No entanto, atuais e ex-funcionários de inteligência dos EUA alertaram repetidamente sobre uma grande campanha de espionagem chinesa em solo americano.

Em um discurso no início deste ano, o diretor do FBI, John Wray, disse que as operações de espionagem chinesa nos Estados Unidos estão "mais descaradas" do que nunca.

Segundo Christopher Johnson, essa realidade é particularmente verdadeira porque o governo de Joe Biden usa a rivalidade entre os Estados Unidos e a China como parte de uma luta global entre democracias e autocracias.

Um caso a cada 12 horas

De acordo com o FBI, a agência abre um novo caso de contrainteligência relacionado à China a cada 12 horas. Até fevereiro, mais de 2.000 casos foram iniciados.

Apesar disso, Johnson chamou os esforços dos EUA para impedir a espionagem chinesa de "desanimadores".

"Eles estão dispostos a se esforçar muito mais do que nós estamos para tentar pará-los", disse ele.

O FBI estima que existam "centenas" de dissidentes nos EUA que a China espera atingir como parte de uma campanha cada vez mais agressiva de retaliação pessoal e política.

"A maioria dos alvos são residentes permanentes ou cidadãos naturalizados — pessoas com direitos e proteções importantes sob a lei dos EUA", disse o diretor Wray.

"Não me importa"

Arthur Liu e sua filha, a patinadora artística olímpica Alyssa Liu, em 2019.
Arthur Liu e sua filha, a patinadora artística olímpica Alyssa Liu, em 2019.
Foto: Getty Images / BBC News Brasil

Liu, por sua vez, disse não acreditar que os esforços para espioná-lo vão parar.

A tentativa mais recente, no entanto, teve uma complicação adicional.

Na época da ligação do FBI, sua filha Alyssa Liu provavelmente viajaria para Pequim.
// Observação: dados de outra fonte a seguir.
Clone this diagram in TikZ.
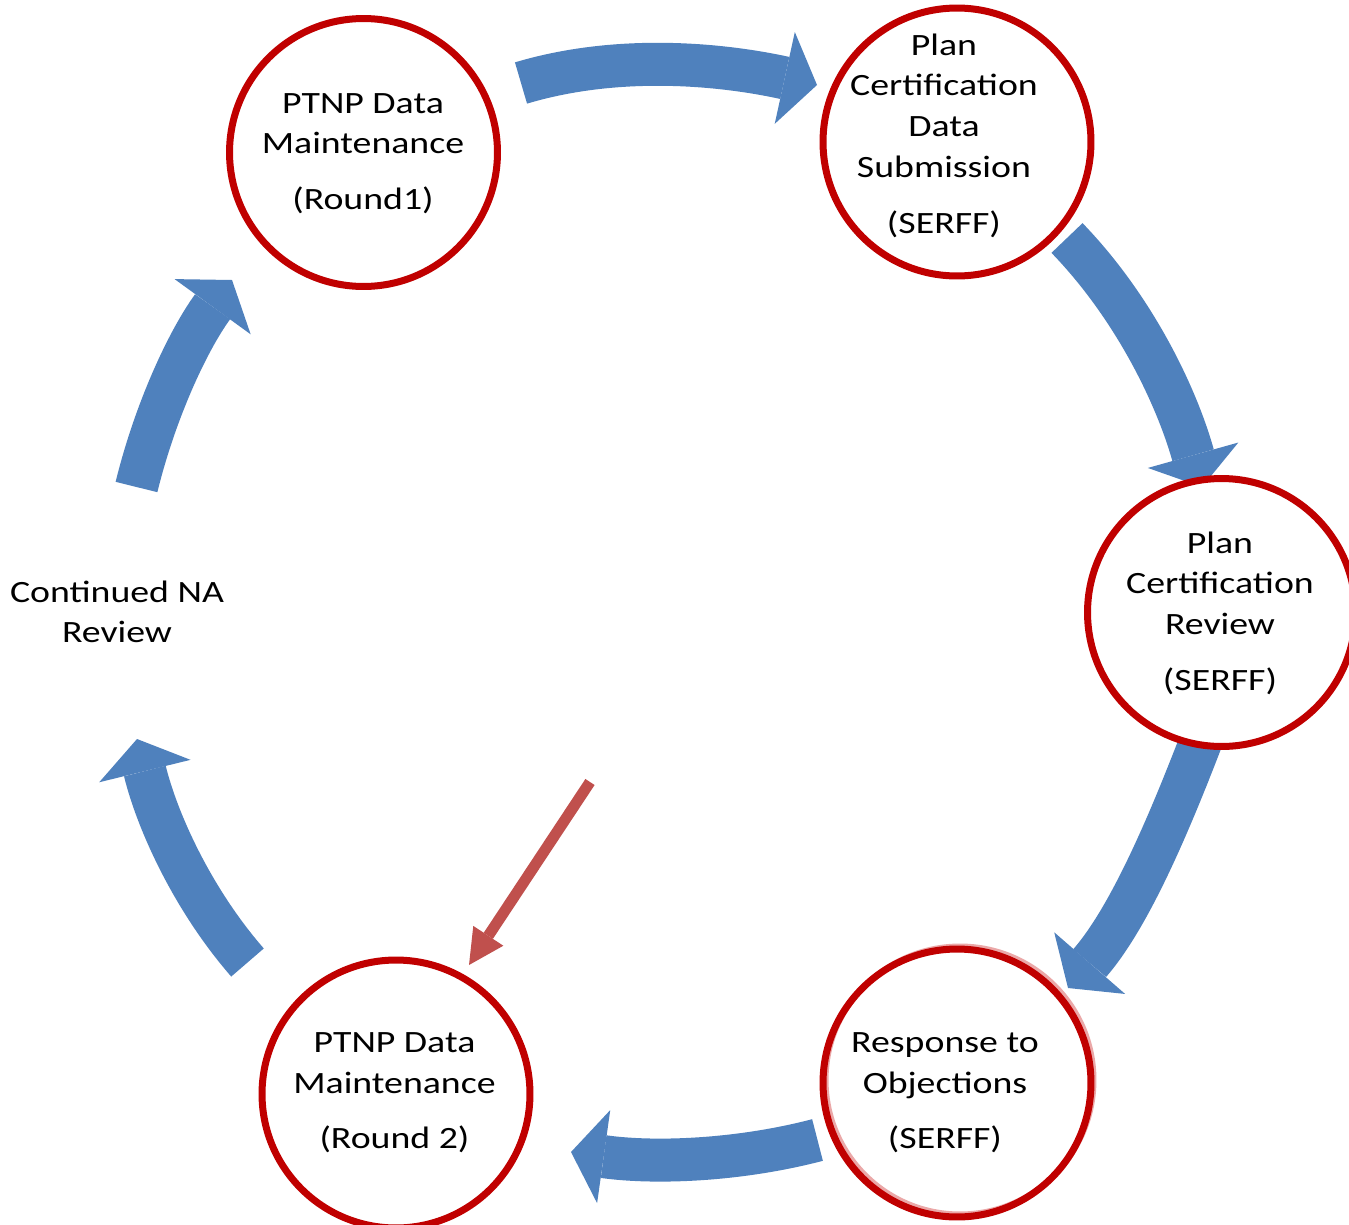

A patinadora havia feito postagens em suas redes sociais criticando o tratamento dado pela China à minoria étnica uigur.

Liu reconheceu que estava "extremamente preocupado" com a segurança dela, mas optou por não contar a ela sobre as tentativas de espionagem naquele momento.

"Eu não queria que ela fosse para a China com uma carga pesada sobre os ombros", disse o pai. "Eu queria que ele fosse e aproveitasse a experiência olímpica."

Um ano depois, ele afirma que não ficará surpreso se o FBI entrar em contato novamente, embora espere "não ter que fazer isso novamente".

"Aprendi a me comportar como uma pessoa normal. Eles [o governo chinês] podem fazer o que quiserem, não posso impedi-los. Não me importo", disse ele.

"Continuarei a me manifestar contra certos comportamentos e qualquer tipo de violação dos direitos humanos. Nada me impedirá de fazê-lo."